◆ What the task requires ◆
Take the data below and extract the lines from the one with "Output the Python" to the one with "import plotly.graph_objects as go", inclusive, exactly as written.
--- Dataset entries ---
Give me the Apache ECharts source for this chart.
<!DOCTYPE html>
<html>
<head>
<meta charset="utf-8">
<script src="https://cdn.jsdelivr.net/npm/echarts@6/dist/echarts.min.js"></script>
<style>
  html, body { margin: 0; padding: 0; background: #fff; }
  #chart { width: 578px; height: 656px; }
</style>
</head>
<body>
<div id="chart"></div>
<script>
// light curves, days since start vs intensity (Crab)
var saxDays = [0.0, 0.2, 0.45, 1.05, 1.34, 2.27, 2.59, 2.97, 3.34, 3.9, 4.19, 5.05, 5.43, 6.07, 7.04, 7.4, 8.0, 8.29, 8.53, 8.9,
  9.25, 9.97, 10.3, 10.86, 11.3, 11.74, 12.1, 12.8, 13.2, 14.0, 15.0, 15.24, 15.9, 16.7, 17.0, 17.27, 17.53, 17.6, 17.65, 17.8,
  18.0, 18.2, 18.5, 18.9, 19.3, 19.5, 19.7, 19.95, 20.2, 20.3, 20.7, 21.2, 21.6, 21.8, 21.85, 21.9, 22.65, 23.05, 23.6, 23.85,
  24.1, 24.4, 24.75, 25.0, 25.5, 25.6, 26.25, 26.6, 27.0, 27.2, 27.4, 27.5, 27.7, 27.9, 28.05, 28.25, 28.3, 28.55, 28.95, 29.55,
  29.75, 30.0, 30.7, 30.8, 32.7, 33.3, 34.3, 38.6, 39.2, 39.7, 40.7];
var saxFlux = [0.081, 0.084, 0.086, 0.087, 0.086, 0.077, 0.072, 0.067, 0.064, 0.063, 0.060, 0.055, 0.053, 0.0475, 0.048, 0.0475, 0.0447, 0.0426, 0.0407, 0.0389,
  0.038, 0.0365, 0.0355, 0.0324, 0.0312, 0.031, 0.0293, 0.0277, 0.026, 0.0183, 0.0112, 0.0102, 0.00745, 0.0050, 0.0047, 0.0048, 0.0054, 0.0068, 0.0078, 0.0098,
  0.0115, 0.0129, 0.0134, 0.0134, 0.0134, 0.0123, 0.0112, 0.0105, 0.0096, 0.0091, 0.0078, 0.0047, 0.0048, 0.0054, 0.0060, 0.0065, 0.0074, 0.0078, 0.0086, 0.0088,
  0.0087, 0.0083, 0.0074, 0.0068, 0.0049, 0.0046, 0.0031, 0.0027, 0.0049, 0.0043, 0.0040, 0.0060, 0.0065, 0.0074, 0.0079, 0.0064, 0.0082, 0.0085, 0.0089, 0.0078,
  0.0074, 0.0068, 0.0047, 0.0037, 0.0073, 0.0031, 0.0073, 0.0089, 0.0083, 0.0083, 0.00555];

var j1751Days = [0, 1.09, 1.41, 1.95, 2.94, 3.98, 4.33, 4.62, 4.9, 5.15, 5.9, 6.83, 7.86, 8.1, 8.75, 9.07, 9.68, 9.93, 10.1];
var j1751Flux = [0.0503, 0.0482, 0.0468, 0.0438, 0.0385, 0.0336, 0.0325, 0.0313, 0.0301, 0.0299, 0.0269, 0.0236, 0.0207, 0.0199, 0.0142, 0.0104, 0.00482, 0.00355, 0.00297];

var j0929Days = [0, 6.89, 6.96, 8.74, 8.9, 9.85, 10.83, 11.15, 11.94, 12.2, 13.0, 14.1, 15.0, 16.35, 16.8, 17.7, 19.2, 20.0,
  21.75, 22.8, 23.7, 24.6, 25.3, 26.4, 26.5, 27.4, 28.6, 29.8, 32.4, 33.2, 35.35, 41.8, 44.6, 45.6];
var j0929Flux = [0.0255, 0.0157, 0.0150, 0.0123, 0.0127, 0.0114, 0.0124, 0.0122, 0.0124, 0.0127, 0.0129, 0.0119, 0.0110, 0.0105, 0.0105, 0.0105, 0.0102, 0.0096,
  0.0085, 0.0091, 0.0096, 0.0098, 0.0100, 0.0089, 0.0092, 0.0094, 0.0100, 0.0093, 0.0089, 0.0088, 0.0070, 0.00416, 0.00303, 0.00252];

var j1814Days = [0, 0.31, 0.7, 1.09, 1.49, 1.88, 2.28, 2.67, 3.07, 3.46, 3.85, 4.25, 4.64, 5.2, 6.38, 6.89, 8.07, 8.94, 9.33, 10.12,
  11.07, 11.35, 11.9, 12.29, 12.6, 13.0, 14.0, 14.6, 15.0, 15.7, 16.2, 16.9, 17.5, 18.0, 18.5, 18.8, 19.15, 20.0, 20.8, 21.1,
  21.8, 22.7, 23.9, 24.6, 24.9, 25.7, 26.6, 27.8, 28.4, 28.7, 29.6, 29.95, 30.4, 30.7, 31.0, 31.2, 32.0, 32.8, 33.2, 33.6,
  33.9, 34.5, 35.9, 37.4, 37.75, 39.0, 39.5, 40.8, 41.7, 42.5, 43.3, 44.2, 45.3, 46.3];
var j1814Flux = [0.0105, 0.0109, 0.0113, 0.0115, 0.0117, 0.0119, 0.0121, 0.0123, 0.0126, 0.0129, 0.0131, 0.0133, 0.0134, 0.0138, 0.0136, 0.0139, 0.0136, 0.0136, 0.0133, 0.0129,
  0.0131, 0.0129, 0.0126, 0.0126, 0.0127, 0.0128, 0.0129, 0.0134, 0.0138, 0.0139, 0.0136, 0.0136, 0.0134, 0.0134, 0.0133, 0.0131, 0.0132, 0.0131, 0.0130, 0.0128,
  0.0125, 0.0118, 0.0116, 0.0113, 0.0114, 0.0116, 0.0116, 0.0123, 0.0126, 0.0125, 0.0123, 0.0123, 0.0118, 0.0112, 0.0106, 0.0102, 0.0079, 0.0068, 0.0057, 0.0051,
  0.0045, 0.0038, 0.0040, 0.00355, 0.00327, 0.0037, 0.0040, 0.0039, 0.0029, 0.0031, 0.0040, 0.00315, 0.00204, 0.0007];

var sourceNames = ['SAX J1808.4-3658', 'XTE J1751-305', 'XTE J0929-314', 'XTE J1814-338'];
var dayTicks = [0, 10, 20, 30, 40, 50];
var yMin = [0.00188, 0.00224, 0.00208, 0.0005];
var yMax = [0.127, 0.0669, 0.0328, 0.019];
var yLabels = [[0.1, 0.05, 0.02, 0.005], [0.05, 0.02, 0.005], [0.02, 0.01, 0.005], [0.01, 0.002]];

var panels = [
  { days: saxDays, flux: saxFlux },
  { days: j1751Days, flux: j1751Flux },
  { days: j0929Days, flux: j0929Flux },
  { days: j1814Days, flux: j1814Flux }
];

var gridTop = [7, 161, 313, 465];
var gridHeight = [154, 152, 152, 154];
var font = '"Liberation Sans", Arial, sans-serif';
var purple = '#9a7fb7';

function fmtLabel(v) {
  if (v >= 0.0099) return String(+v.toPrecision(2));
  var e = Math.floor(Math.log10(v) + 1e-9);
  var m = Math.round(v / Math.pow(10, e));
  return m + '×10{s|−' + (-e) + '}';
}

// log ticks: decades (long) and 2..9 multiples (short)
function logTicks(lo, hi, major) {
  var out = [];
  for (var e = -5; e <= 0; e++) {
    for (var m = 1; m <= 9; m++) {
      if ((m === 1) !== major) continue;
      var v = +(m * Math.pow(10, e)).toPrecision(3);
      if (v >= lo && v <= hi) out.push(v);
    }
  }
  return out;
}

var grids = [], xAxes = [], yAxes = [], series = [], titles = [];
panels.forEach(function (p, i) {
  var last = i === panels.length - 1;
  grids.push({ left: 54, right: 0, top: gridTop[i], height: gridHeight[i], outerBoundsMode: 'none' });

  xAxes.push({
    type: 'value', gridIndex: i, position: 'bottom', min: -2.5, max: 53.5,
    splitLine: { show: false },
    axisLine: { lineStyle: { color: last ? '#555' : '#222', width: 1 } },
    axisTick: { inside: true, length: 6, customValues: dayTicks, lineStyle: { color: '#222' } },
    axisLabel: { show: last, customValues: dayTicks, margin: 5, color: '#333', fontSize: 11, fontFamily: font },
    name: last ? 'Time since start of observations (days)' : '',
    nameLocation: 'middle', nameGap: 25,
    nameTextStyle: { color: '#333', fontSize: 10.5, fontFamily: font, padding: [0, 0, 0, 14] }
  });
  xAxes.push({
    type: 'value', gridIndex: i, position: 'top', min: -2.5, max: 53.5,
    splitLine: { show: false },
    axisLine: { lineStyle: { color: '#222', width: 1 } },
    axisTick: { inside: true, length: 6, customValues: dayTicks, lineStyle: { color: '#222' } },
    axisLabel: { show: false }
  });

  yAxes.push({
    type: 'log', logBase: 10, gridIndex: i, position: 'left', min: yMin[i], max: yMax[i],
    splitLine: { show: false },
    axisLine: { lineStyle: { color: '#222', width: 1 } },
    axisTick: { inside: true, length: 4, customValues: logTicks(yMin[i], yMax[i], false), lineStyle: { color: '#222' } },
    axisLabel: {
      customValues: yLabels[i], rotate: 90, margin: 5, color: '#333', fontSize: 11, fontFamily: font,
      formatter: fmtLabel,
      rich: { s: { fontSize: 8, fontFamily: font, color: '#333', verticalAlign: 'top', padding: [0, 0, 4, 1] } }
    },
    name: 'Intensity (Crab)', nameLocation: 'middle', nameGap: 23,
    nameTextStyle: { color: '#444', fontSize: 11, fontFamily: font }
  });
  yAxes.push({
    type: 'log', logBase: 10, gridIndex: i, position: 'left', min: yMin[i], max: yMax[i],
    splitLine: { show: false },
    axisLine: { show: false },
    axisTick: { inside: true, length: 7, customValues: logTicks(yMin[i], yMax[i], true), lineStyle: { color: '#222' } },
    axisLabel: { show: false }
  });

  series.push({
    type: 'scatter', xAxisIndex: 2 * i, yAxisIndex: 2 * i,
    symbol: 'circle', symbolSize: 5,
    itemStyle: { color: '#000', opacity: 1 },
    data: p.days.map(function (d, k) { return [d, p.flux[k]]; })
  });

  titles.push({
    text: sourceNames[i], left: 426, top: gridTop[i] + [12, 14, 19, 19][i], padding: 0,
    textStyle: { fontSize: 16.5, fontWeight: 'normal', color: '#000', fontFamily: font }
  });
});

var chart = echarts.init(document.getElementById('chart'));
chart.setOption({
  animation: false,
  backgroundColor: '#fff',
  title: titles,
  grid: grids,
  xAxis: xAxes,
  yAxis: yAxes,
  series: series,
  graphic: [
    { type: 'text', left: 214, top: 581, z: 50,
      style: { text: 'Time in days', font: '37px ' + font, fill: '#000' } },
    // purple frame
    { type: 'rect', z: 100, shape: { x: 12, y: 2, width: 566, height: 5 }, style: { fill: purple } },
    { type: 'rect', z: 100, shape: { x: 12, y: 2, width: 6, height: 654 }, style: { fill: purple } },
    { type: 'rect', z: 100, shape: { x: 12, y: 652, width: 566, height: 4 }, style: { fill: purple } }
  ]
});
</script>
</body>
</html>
---
--- Dataset entries ---
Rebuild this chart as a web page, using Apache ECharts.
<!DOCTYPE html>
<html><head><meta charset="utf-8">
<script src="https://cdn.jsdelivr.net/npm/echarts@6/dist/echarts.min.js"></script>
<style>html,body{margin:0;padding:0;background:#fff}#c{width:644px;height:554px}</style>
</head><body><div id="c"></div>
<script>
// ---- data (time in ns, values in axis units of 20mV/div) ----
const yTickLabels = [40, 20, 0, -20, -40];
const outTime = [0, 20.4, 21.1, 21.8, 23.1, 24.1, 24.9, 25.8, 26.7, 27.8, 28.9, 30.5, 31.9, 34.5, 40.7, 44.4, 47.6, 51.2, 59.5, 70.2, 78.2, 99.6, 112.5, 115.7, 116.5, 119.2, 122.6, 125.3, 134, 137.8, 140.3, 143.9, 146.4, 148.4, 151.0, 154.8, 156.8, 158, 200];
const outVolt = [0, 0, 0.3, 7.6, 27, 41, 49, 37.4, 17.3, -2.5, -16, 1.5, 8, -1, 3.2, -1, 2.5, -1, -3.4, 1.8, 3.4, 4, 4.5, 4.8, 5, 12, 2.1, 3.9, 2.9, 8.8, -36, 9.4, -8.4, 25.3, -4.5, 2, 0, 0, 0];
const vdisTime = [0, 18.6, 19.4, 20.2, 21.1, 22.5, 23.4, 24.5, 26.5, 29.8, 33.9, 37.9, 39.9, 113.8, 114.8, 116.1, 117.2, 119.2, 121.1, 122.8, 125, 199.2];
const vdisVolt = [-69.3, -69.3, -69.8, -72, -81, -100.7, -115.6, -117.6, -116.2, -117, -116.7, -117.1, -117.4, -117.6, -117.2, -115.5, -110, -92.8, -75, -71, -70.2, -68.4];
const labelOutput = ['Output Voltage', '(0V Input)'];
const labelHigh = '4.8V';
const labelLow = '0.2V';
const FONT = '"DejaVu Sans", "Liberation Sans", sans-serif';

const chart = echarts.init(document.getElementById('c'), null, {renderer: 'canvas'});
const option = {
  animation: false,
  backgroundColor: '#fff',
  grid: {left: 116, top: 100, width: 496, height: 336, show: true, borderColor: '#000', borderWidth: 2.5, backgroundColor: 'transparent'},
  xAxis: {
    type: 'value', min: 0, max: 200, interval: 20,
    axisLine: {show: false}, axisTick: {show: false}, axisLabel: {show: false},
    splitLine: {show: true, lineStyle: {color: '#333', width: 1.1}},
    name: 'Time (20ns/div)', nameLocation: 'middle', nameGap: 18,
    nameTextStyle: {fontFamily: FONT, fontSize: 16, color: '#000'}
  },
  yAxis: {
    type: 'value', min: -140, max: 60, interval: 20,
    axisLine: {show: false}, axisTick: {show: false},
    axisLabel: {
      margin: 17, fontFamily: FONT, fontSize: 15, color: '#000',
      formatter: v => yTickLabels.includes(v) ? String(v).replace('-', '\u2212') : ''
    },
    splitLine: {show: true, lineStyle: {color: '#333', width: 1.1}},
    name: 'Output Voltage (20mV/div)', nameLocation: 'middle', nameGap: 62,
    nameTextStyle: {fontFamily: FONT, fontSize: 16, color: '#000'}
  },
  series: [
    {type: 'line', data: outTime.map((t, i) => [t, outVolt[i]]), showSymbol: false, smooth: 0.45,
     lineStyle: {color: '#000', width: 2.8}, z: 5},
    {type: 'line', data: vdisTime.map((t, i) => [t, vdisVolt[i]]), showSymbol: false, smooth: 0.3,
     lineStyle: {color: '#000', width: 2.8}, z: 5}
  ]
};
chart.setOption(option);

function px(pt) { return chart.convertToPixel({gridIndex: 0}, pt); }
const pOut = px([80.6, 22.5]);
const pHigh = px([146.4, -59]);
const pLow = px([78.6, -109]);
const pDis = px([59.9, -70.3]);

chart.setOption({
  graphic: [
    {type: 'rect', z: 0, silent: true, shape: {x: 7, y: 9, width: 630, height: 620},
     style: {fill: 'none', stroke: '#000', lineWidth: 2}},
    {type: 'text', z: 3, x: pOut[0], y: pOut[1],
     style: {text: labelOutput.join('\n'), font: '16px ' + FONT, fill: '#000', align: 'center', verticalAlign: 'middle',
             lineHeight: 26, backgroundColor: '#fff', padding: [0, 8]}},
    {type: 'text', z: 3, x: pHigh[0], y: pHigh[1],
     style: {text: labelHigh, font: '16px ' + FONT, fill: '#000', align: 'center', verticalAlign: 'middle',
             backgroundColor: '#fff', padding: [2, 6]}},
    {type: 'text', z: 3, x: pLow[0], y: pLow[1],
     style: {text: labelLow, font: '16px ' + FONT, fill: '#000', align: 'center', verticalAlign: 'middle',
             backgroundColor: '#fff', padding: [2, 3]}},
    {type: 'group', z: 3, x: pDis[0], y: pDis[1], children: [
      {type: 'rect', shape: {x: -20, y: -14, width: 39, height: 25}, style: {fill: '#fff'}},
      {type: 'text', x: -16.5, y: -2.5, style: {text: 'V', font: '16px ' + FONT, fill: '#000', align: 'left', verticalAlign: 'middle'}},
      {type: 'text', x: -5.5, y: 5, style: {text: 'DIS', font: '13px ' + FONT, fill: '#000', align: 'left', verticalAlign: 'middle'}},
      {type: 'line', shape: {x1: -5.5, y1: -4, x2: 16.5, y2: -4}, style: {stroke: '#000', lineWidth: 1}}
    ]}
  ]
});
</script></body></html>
---
--- Dataset entries ---
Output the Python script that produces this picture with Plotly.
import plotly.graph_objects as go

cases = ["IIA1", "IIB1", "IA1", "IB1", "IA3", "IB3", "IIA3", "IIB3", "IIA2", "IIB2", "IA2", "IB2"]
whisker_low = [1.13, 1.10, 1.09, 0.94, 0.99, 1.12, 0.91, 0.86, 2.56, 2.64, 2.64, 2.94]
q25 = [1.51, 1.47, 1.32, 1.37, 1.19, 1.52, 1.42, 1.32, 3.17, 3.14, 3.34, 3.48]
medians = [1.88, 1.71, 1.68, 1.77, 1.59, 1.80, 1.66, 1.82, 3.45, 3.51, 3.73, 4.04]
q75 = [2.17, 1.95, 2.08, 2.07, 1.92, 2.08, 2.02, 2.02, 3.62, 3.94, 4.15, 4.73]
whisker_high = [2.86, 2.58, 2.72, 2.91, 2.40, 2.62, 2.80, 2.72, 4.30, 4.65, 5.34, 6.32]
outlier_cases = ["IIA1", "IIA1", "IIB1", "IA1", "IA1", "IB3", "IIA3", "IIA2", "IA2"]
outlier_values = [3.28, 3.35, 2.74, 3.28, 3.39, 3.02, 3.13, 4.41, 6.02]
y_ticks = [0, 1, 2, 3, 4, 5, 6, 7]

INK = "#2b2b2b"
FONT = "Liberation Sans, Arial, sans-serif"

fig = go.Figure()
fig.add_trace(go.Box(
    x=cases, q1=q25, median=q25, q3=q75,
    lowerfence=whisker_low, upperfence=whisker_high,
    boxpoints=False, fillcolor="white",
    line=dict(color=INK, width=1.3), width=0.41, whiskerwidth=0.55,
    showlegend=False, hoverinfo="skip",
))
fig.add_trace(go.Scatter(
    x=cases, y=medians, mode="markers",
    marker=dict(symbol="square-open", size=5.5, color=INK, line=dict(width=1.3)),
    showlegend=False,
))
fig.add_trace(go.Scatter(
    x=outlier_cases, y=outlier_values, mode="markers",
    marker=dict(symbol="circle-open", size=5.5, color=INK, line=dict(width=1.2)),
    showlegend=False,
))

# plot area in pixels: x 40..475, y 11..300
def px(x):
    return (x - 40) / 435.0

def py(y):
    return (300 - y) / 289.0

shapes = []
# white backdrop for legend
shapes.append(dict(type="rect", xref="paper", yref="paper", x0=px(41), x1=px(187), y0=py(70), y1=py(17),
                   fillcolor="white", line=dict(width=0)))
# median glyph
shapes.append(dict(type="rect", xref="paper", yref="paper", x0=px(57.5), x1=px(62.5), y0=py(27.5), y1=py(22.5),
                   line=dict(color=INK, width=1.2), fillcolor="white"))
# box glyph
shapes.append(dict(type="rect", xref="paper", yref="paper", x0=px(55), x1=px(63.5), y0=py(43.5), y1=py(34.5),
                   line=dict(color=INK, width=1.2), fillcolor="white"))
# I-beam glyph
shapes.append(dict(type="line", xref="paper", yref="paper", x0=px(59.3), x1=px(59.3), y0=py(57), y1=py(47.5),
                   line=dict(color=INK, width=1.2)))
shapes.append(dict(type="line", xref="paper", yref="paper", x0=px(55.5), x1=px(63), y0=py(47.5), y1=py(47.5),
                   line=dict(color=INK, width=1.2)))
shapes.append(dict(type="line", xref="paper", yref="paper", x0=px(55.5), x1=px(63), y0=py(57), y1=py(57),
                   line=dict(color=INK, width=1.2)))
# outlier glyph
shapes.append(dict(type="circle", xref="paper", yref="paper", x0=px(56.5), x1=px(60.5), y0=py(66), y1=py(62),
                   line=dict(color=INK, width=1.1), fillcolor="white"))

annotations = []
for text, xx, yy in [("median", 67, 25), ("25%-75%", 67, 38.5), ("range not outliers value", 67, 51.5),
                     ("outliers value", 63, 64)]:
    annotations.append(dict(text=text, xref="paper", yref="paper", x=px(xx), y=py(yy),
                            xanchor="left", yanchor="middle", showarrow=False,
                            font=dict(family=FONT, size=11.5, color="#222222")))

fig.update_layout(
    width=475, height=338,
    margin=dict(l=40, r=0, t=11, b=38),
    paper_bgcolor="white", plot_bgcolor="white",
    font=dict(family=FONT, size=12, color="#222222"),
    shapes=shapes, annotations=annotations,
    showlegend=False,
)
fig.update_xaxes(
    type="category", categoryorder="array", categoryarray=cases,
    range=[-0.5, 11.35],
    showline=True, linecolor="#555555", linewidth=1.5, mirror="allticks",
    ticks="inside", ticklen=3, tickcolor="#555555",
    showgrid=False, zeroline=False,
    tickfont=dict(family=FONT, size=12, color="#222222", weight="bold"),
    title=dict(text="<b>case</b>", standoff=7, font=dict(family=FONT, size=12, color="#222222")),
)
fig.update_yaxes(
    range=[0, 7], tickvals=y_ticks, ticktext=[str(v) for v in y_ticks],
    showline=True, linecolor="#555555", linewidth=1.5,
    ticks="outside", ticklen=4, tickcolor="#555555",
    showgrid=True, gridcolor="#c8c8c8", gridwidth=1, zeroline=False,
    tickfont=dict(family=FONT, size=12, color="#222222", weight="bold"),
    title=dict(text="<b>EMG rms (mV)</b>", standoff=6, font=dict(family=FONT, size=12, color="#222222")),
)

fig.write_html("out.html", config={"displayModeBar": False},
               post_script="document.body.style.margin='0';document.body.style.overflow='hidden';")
---
◆ Worked answer ◆
Output the Python script that produces this picture with Plotly.
import plotly.graph_objects as go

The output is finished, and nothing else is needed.